Are you as happy as I am that the Cyber Week holiday extravaganza is behind us? Before it fades in the rear-view mirror, however, I'd like to call your attention to two major shifts that happened this
year, and how email marketers can take advantage of them in 2015.
1. Mobile made its biggest gains yet in driving traffic and sales. As I tracked shopping statistics on IBM's
Experience One Benchmark Live service from Thanksgiving Day through Cyber Monday, several trends emerged:
Mobile drove more than half of all online traffic on "Cranberry Red Thursday."
That's what I've dubbed Thanksgiving Day now that offline sales have joined shop-anytime online sales, along with Black Friday and Cyber Monday.
Although Cyber Monday usually signals a
desktop resurgence, mobile was still driving a can't-be-ignored 42.1% of traffic, up 30% from 2013.
Smartphones are closing the browse-to-buy gap with tablets. Although desktops and tablets still
accounted for the majority of online sales, smartphones claimed a larger share of mobile sales this year.
Two examples:
- Smartphones drove 36.3% of traffic and generated 14.4% of
sales on Thanksgiving Day, while tablets accounted for 15.4% of traffic and 17.9% of sales.
- By Cyber Monday, smartphones drove 28.5% of traffic and 9.1% of sales, while tablets accounted for
12.5% of traffic and 12.8% of sales.
Your opportunity: Although mobile is not yet the chief driver for online sales, you can no longer afford to ignore it, nor operate from a
desktop-centric perspective.
These are the three imperatives for your digital marketing efforts:
- Mobile-friendly email design, whether you choose responsive or device-agnostic
design. Your email message must look and function correctly no matter what screen size or operating system your subscribers use to view them.
- Mobile-friendly landing and product pages with
added functions for shoppers who start their journey on one device but complete it on another, such as email reminders that link to pages browsed or products viewed.
- A wholesale audit of all
processes, from account registration and email opt-in to checkout, payment options, live customer support and other services to make sure they function correctly for all users regardless of
device.
2. Branded shopping days are now A Thing. Black Friday has morphed into Cyber Week and spawned an ever-growing number of branded shopping days, from Cyber Monday to
Giving Tuesday to Small Business Saturday and Green Monday. What's next?
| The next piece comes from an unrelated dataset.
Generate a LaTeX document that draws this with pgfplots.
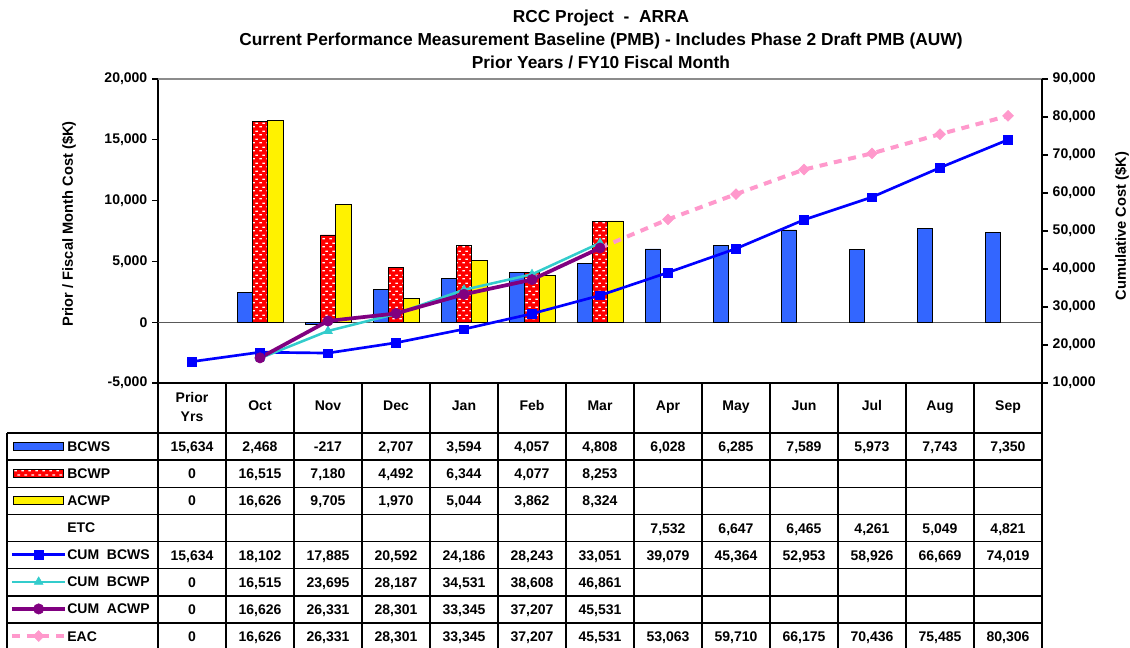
\documentclass[border=0pt]{standalone}
\usepackage{pgfplots}
\pgfplotsset{compat=1.18}
\usepackage{fontspec}
\setmainfont{Liberation Sans}
\usetikzlibrary{patterns}
\definecolor{bcws}{RGB}{51,102,255}
\definecolor{cumbcws}{RGB}{0,0,255}
\definecolor{cumbcwp}{RGB}{51,204,204}
\definecolor{cumacwp}{RGB}{128,0,128}
\definecolor{eac}{RGB}{255,153,204}
\pgfdeclarepatternformonly{whitedash}{\pgfqpoint{0pt}{0pt}}{\pgfqpoint{5.25pt}{6pt}}{\pgfqpoint{5.25pt}{6pt}}{%
 \pgfpathrectangle{\pgfqpoint{0.3pt}{0.5pt}}{\pgfqpoint{2.2pt}{1pt}}%
 \pgfpathrectangle{\pgfqpoint{2.9pt}{3.5pt}}{\pgfqpoint{2.2pt}{1pt}}%
 \pgfusepath{fill}}
\newcommand\tf{\bfseries\fontsize{10.5}{12}\selectfont}
\pgfplotsset{
  barkey/.style={legend image code/.code={\draw[##1] (0.75pt,-3pt) rectangle (38.5pt,3pt);}},
  linekey/.style={legend image code/.code={\draw[mark repeat=2,mark phase=2,##1] plot coordinates {(0pt,0pt) (20pt,0pt) (40pt,0pt)};}},
  nokey/.style={legend image code/.code={\pgfpathrectangle{\pgfqpoint{0pt}{0pt}}{\pgfqpoint{40pt}{0.1pt}}\pgfusepath{use as bounding box}}},
  sCUMBCWS/.style={color=cumbcws, line width=2pt, mark=square*, mark size=3.2pt, mark options={solid,line width=0.4pt}},
  sCUMBCWP/.style={color=cumbcwp, line width=1.9pt, mark=triangle*, mark size=3.8pt, mark options={solid,line width=0.4pt}},
  sCUMACWP/.style={color=cumacwp, line width=2.8pt, mark=*, mark size=3.9pt, mark options={solid,line width=0.4pt}},
  sEAC/.style={color=eac, line width=3pt, dash pattern=on 6pt off 5pt, mark=square*, mark size=2.9pt, mark options={solid,rotate=45,line width=0.4pt}},
  common/.style={scale only axis, width=663pt, height=228pt,
    at={(118.5pt,-287.25pt)}, anchor=south west,
    xmin=-0.5, xmax=12.5, axis x line=none, clip=false,
    y axis line style={black, line width=0.9pt},
    tick style={black, line width=0.9pt},
    tick align=outside, major tick length=4.5pt,
    scaled y ticks=false,
    yticklabel style={font=\tf, /pgf/number format/1000 sep={,}, /pgf/number format/assume math mode=true},
    /pgf/number format/1000 sep={,},
    /pgf/number format/assume math mode=true},
}
\newcommand\trow[2]{\foreach \v [count=\k from 0] in {#2} {\node[font=\tf, anchor=base] at ({192+68*\k}, {433+27.15*(#1+0.5)+5}) {\v};}}
\begin{document}
\begin{tikzpicture}
\path[use as bounding box] (0pt,0pt) rectangle (847.5pt,-485.25pt);
% ---------- left axis: monthly bars ----------
\begin{axis}[common,
  ymin=-5000, ymax=20000,
  ytick={-5000,0,5000,10000,15000,20000},
  axis y line*=left,
  ybar=0pt, bar width=11.5pt]
\draw[black!45, line width=0.8pt] (rel axis cs:0,1) -- (rel axis cs:1,1);
\draw[black!65, line width=0.9pt] (axis cs:-0.5,0) -- (axis cs:12.5,0);
\addplot[draw=black, line width=0.6pt, fill=bcws] coordinates {(1,2468) (2,-217) (3,2707) (4,3594) (5,4057) (6,4808) (7,6028) (8,6285) (9,7589) (10,5973) (11,7743) (12,7350)};
\addplot[draw=black, line width=0.6pt, fill=red, postaction={pattern=whitedash, pattern color=white}] coordinates {(1,16515) (2,7180) (3,4492) (4,6344) (5,4077) (6,8253)};
\addplot[draw=black, line width=0.6pt, fill=yellow] coordinates {(1,16626) (2,9705) (3,1970) (4,5044) (5,3862) (6,8324)};
\end{axis}
% ---------- right axis: cumulative lines ----------
\begin{axis}[common,
  ymin=10000, ymax=90000,
  ytick={10000,20000,30000,40000,50000,60000,70000,80000,90000},
  axis y line*=right,
  legend style={at={(axis description cs:-0.16742,-0.16447)}, anchor=north west,
    draw=none, fill=none, inner sep=0pt, outer sep=0pt, row sep=0pt, column sep=0pt,
    font=\tf, nodes={inner sep=0pt, text height=13.9pt, text depth=6.4pt}},
  legend cell align=left]
\addlegendimage{barkey, draw=black, line width=0.6pt, fill=bcws}
\addlegendentry{BCWS}
\addlegendimage{barkey, draw=black, line width=0.6pt, fill=red, postaction={pattern=whitedash, pattern color=white}}
\addlegendentry{BCWP}
\addlegendimage{barkey, draw=black, line width=0.6pt, fill=yellow}
\addlegendentry{ACWP}
\addlegendimage{nokey}
\addlegendentry{ETC}
\addlegendimage{linekey, sCUMBCWS}
\addlegendentry{CUM\ \ BCWS}
\addlegendimage{linekey, sCUMBCWP}
\addlegendentry{CUM\ \ BCWP}
\addlegendimage{linekey, sCUMACWP}
\addlegendentry{CUM\ \ ACWP}
\addlegendimage{linekey, sEAC}
\addlegendentry{EAC}
\addplot[sEAC, forget plot, mark indices={2,3,4,5,6,7}] coordinates {(6,45531) (7,53063) (8,59710) (9,66175) (10,70436) (11,75485) (12,80306)};
\addplot[sCUMBCWS, forget plot] coordinates {(0,15634) (1,18102) (2,17885) (3,20592) (4,24186) (5,28243) (6,33051) (7,39079) (8,45364) (9,52953) (10,58926) (11,66669) (12,74019)};
\addplot[sCUMBCWP, forget plot] coordinates {(1,16515) (2,23695) (3,28187) (4,34531) (5,38608) (6,46861)};
\addplot[sCUMACWP, forget plot] coordinates {(1,16626) (2,26331) (3,28301) (4,33345) (5,37207) (6,45531)};
\end{axis}
% ---------- titles ----------
\begin{scope}[x=0.75pt,y=-0.75pt]
\node[font=\bfseries\fontsize{13}{15}\selectfont, anchor=base] at (601,22.7) {RCC Project\ \ -\ \ ARRA};
\node[font=\bfseries\fontsize{13}{15}\selectfont, anchor=base] at (601,45) {Current Performance Measurement Baseline (PMB) - Includes Phase 2 Draft PMB (AUW)};
\node[font=\bfseries\fontsize{13}{15}\selectfont, anchor=base] at (601,68.3) {Prior Years / FY10 Fiscal Month};
\node[font=\bfseries\fontsize{11}{13}\selectfont, rotate=90] at (69,224) {Prior / Fiscal Month Cost (\$K)};
\node[font=\bfseries\fontsize{11}{13}\selectfont, rotate=90] at (1122,226) {Cumulative Cost (\$K)};
% ---------- data table ----------
\begin{scope}[line width=1pt]
\draw (158,383) -- (1042,383);
\foreach \r in {0,...,8} \draw (7,{433+27.15*\r}) -- (1042,{433+27.15*\r});
\draw (7,433) -- (7,650);
\foreach \k in {0,...,13} \draw ({158+68*\k},383) -- ({158+68*\k},650);
\end{scope}
\node[font=\tf, anchor=base] at (192,402.7) {Prior};
\node[font=\tf, anchor=base] at (192,421.7) {Yrs};
\foreach \m [count=\k from 1] in {Oct,Nov,Dec,Jan,Feb,Mar,Apr,May,Jun,Jul,Aug,Sep}
  \node[font=\tf, anchor=base] at ({192+68*\k},410.7) {\m};
\trow{0}{{15,634},{2,468},{-217},{2,707},{3,594},{4,057},{4,808},{6,028},{6,285},{7,589},{5,973},{7,743},{7,350}}
\trow{1}{{0},{16,515},{7,180},{4,492},{6,344},{4,077},{8,253}}
\trow{2}{{0},{16,626},{9,705},{1,970},{5,044},{3,862},{8,324}}
\trow{3}{{},{},{},{},{},{},{},{7,532},{6,647},{6,465},{4,261},{5,049},{4,821}}
\trow{4}{{15,634},{18,102},{17,885},{20,592},{24,186},{28,243},{33,051},{39,079},{45,364},{52,953},{58,926},{66,669},{74,019}}
\trow{5}{{0},{16,515},{23,695},{28,187},{34,531},{38,608},{46,861}}
\trow{6}{{0},{16,626},{26,331},{28,301},{33,345},{37,207},{45,531}}
\trow{7}{{0},{16,626},{26,331},{28,301},{33,345},{37,207},{45,531},{53,063},{59,710},{66,175},{70,436},{75,485},{80,306}}
\end{scope}
\end{tikzpicture}
\end{document}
Fone Friday for wireless carriers, maybe?
Your opportunity: These branded shopping days give email
marketers more creative ways to package campaigns -- not just another free-shipping or 20% discount offer – in formats that customers might be more likely to recognize in their
inboxes.
You can piggyback onto the branded days that make sense for your company and your products. Just be careful to use distinctive subject lines that don't blend in with the other 300
"Black Friday" messages deluging your customers' inboxes at the same time.
Also, now that branded shopping days have become a familiar marketing concept, you can create your own branded days
as tactics to capture customer interest and differentiate yourself from your inbox competition.
Consider a "Twelve Deals of Christmas" promotion, in which you spotlight one popular
manufacturer or product with a unique deal on each of the 12 days the campaign runs.
Besides giving you fresh material for each email, this promotion blesses your efforts to increase frequency
by creating high-anticipation emails with a specific cadence.
Another trend marketers should note for 2015: Competition for your subscribers' attention heated up earlier this year
thanks to heavy promotions by retailers who opened stores on Thanksgiving Day – I mean, Cranberry Red Thursday – and marketers who turned Black Friday into Black November.
Watch
for signs of shopper fatigue in email engagement, and counter it with "white
space" emails: informative messages that give your subscribers a breather from nonstop promotion while keeping you visible in the inbox.